Open MrCreosote opened 2 years ago
The unserialized memory hit could be mostly avoided by pulling the provenance data as BSON (assuming that's possible) and then serially converting to an in memory object, making any necessary changes, serializing to JSON, and embedding in a JsonTokenStream and UObject.
You can theoretically get raw BSON like this in MongoWorkspaceDB
:
private Map<ObjectId, Provenance> getProvenance(
final Map<ResolvedObjectID, Map<String, Object>> vers)
throws WorkspaceCommunicationException {
final Map<ObjectId, Map<String, Object>> provIDs = new HashMap<>();
for (final ResolvedObjectID id: vers.keySet()) {
provIDs.put((ObjectId) vers.get(id).get(Fields.VER_PROV), vers.get(id));
}
final Map<ObjectId, Provenance> ret = new HashMap<>();
final Document query = new Document(Fields.MONGO_ID,
new Document("$in", provIDs.keySet()));
try {
// TODO MEM does this reduce memory usage if we store the provenance as a string?
// should only be deserializing BSON one object at a time vs. all of them
final MongoCollection<RawBsonDocument> col = wsmongo.getCollection(
COL_PROVENANCE, RawBsonDocument.class);
for (final RawBsonDocument rbd: col.find(query)) {
// final BsonDocument bdoc = rbd.toBsonDocument(BsonDocument.class, null);
final Document dbo = wsmongo.getCodecRegistry().get(Document.class)

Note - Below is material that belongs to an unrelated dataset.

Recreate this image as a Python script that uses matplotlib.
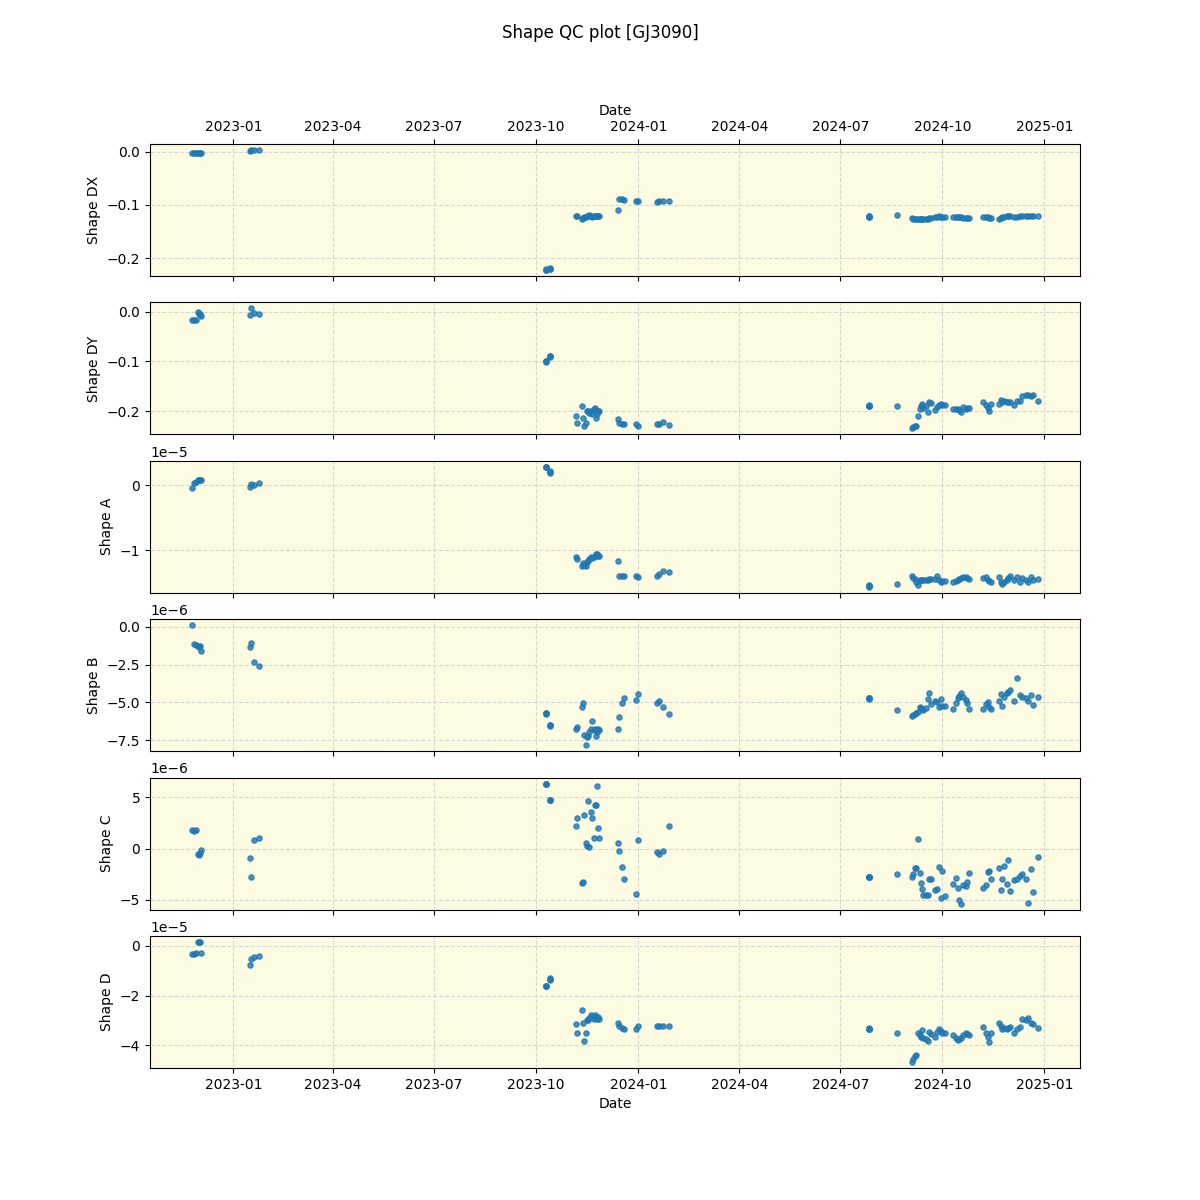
import numpy as np
import pandas as pd
import matplotlib
matplotlib.use("Agg")
import matplotlib.pyplot as plt

TARGET = "GJ3090"
OUT_FILE = "out.png"

# observation dates (one entry per exposure)
obs_dates = [
    # late 2022
    "2022-11-25", "2022-11-27", "2022-11-28", "2022-11-30", "2022-12-01", "2022-12-02", "2022-12-03",
    # Jan 2023
    "2023-01-16", "2023-01-17", "2023-01-20", "2023-01-24",
    # Oct 2023
    "2023-10-10", "2023-10-10", "2023-10-10", "2023-10-13", "2023-10-13", "2023-10-13",
    # Nov 2023
    "2023-11-06", "2023-11-07", "2023-11-11", "2023-11-12", "2023-11-13", "2023-11-15", "2023-11-16",
    "2023-11-17", "2023-11-18", "2023-11-19", "2023-11-20", "2023-11-22", "2023-11-23", "2023-11-24",
    "2023-11-25", "2023-11-26", "2023-11-27",
    # Dec 2023 - Jan 2024
    "2023-12-14", "2023-12-15", "2023-12-17", "2023-12-19", "2023-12-30", "2024-01-01",
    "2024-01-18", "2024-01-20", "2024-01-23", "2024-01-29",
    # Jul - Aug 2024
    "2024-07-27", "2024-07-27", "2024-07-27", "2024-07-27", "2024-08-21",
    # Sep - Dec 2024
    "2024-09-04", "2024-09-05", "2024-09-06", "2024-09-07", "2024-09-09", "2024-09-11", "2024-09-12",
    "2024-09-13", "2024-09-14", "2024-09-16", "2024-09-18", "2024-09-19", "2024-09-21", "2024-09-24",
    "2024-09-26", "2024-09-28", "2024-09-30", "2024-10-01", "2024-10-03", "2024-10-11", "2024-10-13",
    "2024-10-15", "2024-10-16", "2024-10-18", "2024-10-20", "2024-10-22", "2024-10-23", "2024-10-25",
    "2024-11-07", "2024-11-09", "2024-11-11", "2024-11-12", "2024-11-14", "2024-11-21", "2024-11-23",
    "2024-11-24", "2024-11-26", "2024-11-28", "2024-11-29", "2024-12-01", "2024-12-05", "2024-12-07",
    "2024-12-10", "2024-12-12", "2024-12-15", "2024-12-17", "2024-12-20", "2024-12-22", "2024-12-26",
]

shape_dx = [
    -0.003, -0.003, -0.002, -0.003, -0.002, -0.003, -0.003,
    0.002, 0.003, 0.003, 0.003,
    -0.222, -0.221, -0.222, -0.220, -0.221, -0.219,
    -0.121, -0.121, -0.126, -0.125, -0.123, -0.122, -0.121,
    -0.120, -0.118, -0.121, -0.122, -0.120, -0.121, -0.121,
    -0.121, -0.121, -0.121,
    -0.110, -0.089, -0.088, -0.090, -0.092, -0.093,
    -0.094, -0.093, -0.092, -0.092,
    -0.121, -0.122, -0.121, -0.122, -0.119,
    -0.125, -0.126, -0.126, -0.127, -0.126, -0.126, -0.127,
    -0.126, -0.127, -0.126, -0.127, -0.124, -0.124, -0.122,
    -0.122, -0.121, -0.122, -0.123, -0.123, -0.122, -0.123,
    -0.123, -0.123, -0.123, -0.124, -0.124, -0.124, -0.124,
    -0.122, -0.123, -0.123, -0.124, -0.124, -0.126, -0.125,
    -0.123, -0.122, -0.121, -0.121, -0.120, -0.122, -0.123,
    -0.120, -0.121, -0.121, -0.120, -0.120, -0.120, -0.120,
]

shape_dy = [
    -0.017, -0.016, -0.017, -0.001, -0.005, -0.004, -0.009,
    -0.007, 0.007, -0.003, -0.005,
    -0.100, -0.099, -0.101, -0.090, -0.092, -0.088,
    -0.211, -0.225, -0.190, -0.214, -0.230, -0.225, -0.199,
    -0.199, -0.203, -0.200, -0.205, -0.195, -0.193, -0.214,
    -0.205, -0.200, -0.200,
    -0.216, -0.225, -0.226, -0.227, -0.226, -0.230,
    -0.226, -0.226, -0.222, -0.229,
    -0.189, -0.188, -0.190, -0.189, -0.189,
    -0.235, -0.233, -0.231, -0.230, -0.211, -0.195, -0.190,
    -0.185, -0.193, -0.190, -0.201, -0.181, -0.183, -0.197,
    -0.191, -0.188, -0.186, -0.187, -0.187, -0.195, -0.195,
    -0.196, -0.198, -0.201, -0.191, -0.195, -0.193, -0.193,
    -0.181, -0.188, -0.193, -0.199, -0.186, -0.185, -0.177,
    -0.181, -0.179, -0.181, -0.181, -0.181, -0.188, -0.179,
    -0.179, -0.170, -0.168, -0.168, -0.170, -0.168, -0.180,
]

# Shape A, in units of 1e-5
shape_a = [
    -0.05, 0.03, 0.05, 0.07, 0.075, 0.08, 0.08,
    -0.035, 0.015, 0.0, 0.025,
    0.28, 0.27, 0.28, 0.19, 0.21, 0.20,
    -1.11, -1.14, -1.24, -1.20, -1.22, -1.24, -1.18,
    -1.16, -1.14, -1.10, -1.12, -1.10, -1.09, -1.06,
    -1.06, -1.09, -1.09,
    -1.17, -1.39, -1.40, -1.40, -1.39, -1.41,
    -1.39, -1.36, -1.32, -1.34,
    -1.55, -1.56, -1.55, -1.54, -1.52,
    -1.40, -1.42, -1.44, -1.48, -1.53, -1.45, -1.46,
    -1.46, -1.45, -1.45, -1.45, -1.44, -1.44, -1.44,
    -1.39, -1.45, -1.48, -1.47, -1.47, -1.49, -1.47,
    -1.46, -1.44, -1.43, -1.41, -1.41, -1.43, -1.44,
    -1.43, -1.41, -1.45, -1.47, -1.49, -1.41, -1.48,
    -1.52, -1.48, -1.45, -1.42, -1.40, -1.45, -1.41,
    -1.48, -1.43, -1.45, -1.49, -1.41, -1.45, -1.44,
]

# Shape B, in units of 1e-6
shape_b = [
    0.10, -1.15, -1.19, -1.26, -1.35, -1.30, -1.61,
    -1.35, -1.05, -2.34, -2.56,
    -5.72, -5.75, -5.70, -6.50, -6.48, -6.52,
    -6.78, -6.61, -5.28, -5.06, -7.16, -7.82, -7.27,
    -7.20, -6.94, -6.78, -6.23, -6.80, -6.78, -7.23,
    -6.94, -6.78, -6.80,
    -6.78, -5.95, -5.06, -4.73, -4.84, -4.46,
    -5.06, -4.90, -5.32, -5.79,
    -4.73, -4.70, -4.76, -4.73, -5.52,
    -5.88, -5.82, -5.79, -5.72, -5.66, -5.28, -5.35,
    -5.44, -5.52, -5.35, -4.77, -4.40, -5.13, -4.91,
    -4.99, -5.28, -4.77, -5.22, -5.22, -5.44, -5.06,
    -4.69, -4.55, -4.40, -4.62, -4.84, -5.06, -5.44,
    -5.44, -5.13, -4.99, -5.30, -5.40, -4.91, -4.46,
    -5.22, -4.62, -4.40, -4.30, -4.18, -4.91, -3.36,
    -4.51, -4.62, -4.69, -4.91, -4.51, -5.17, -4.62,
]

# Shape C, in units of 1e-6
shape_c = [
    1.86, 1.76, 1.80, -0.52, -0.59, -0.45, -0.13,
    -0.91, -2.77, 0.85, 1.05,
    6.34, 6.30, 6.36, 4.77, 4.80, 4.75,
    2.25, 3.00, -3.36, -3.26, 3.26, 0.55, 0.25,
    4.70, 0.17, 3.60, 3.00, 1.05, 4.31, 4.31,
    6.14, 2.03, 1.05,
    0.55, -0.23, -1.80, -2.97, -4.41, 0.85,
    -0.33, -0.52, -0.23, 2.25,
    -2.76, -2.74, -2.78, -2.76, -2.48,
    -2.81, -2.50, -1.90, -1.90, 0.95, -2.38, -3.36,
    -3.95, -4.51, -4.51, -4.51, -2.97, -2.97, -4.02,
    -3.95, -1.79, -4.83, -2.22, -4.61, -3.46, -2.87,
    -3.85, -5.06, -5.39, -3.53, -3.69, -3.26, -2.38,
    -3.85, -3.53, -2.28, -2.16, -2.94, -1.90, -4.08,
    -2.94, -1.73, -3.46, -1.11, -4.12, -3.04, -2.94,
    -2.65, -2.48, -2.94, -5.32, -1.99, -4.25, -0.81,
]

# Shape D, in units of 1e-5
shape_d = [
    -0.32, -0.31, -0.30, 0.15, 0.15, 0.16, -0.29,
    -0.76, -0.53, -0.45, -0.40,
    -1.63, -1.60, -1.62, -1.33, -1.30, -1.35,
    -3.13, -3.49, -2.56, -3.10, -3.81, -3.49, -2.99,
    -2.99, -2.89, -2.76, -2.85, -2.93, -2.76, -2.85,
    -2.93, -2.85, -2.93,
    -3.10, -3.23, -3.30, -3.36, -3.36, -3.23,
    -3.23, -3.23, -3.22, -3.22,
    -3.33, -3.31, -3.35, -3.33, -3.49,
    -4.67, -4.55, -4.43, -4.40, -3.52, -3.60, -3.65,
    -3.39, -3.69, -3.75, -3.83, -3.47, -3.55, -3.65,
    -3.47, -3.36, -3.43, -3.50, -3.52, -3.60, -3.69,
    -3.80, -3.75, -3.69, -3.60, -3.49, -3.55, -3.60,
    -3.25, -3.49, -3.65, -3.87, -3.52, -3.09, -3.23,
    -3.33, -3.29, -3.33, -3.29, -3.25, -3.52, -3.36,
    -3.25, -2.93, -2.99, -2.89, -3.12, -3.16, -3.29,
]

panel_labels = ["Shape DX", "Shape DY", "Shape A", "Shape B", "Shape C", "Shape D"]


def main():
    dates = pd.to_datetime(obs_dates)
    series = [
        np.array(shape_dx),
        np.array(shape_dy),
        np.array(shape_a) * 1e-5,
        np.array(shape_b) * 1e-6,
        np.array(shape_c) * 1e-6,
        np.array(shape_d) * 1e-5,
    ]

    fig, axes = plt.subplots(6, 1, figsize=(12, 12), sharex=True)
    fig.suptitle(f"Shape QC plot [{TARGET}]")

    for ax, values, label in zip(axes, series, panel_labels):
        ax.set_facecolor("#fdfce2")
        ax.scatter(dates, values, s=14, color="#1f77b4", alpha=0.8)
        ax.set_ylabel(label)
        ax.grid(True, linestyle="--", color="lightgray", alpha=0.9)
        ax.set_axisbelow(True)

    # date axis repeated on top of first panel
    axes[0].tick_params(axis="x", top=True, labeltop=True)
    axes[0].xaxis.set_label_position("top")
    axes[0].set_xlabel("Date")
    axes[-1].set_xlabel("Date")

    fig.savefig(OUT_FILE, dpi=100)


if __name__ == "__main__":
    main()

.decode(rbd.asBsonReader(), DecoderContext.builder().build());
final ObjectId oid = dbo.getObjectId(Fields.MONGO_ID);
// rest of the method is the same
To return JTS wrapped JSON strings rather than provenance objects we'd have to ignore the SDK compiled return classes and change the return type in WorkspaceServer
to the new class type or Object
(which is what JSONServerServlet
expects anyway). Every time the server was recompiled the return types would be overwritten, and so that'd have to be fixed on recompile.
get_objects2
can return up to 10K objects, each with their own provenance, and provenance can be up to 1MB serialized. That's 10GB serialized, or 5-20x that unserialized.Save the size of the provenance in the provenance mongo doc. Before pulling the provenance check the total size and throw an error if it's over some reasonable amount (100MB?)
This is pretty unlikely to ever cause a problem - most provenance is a few KB.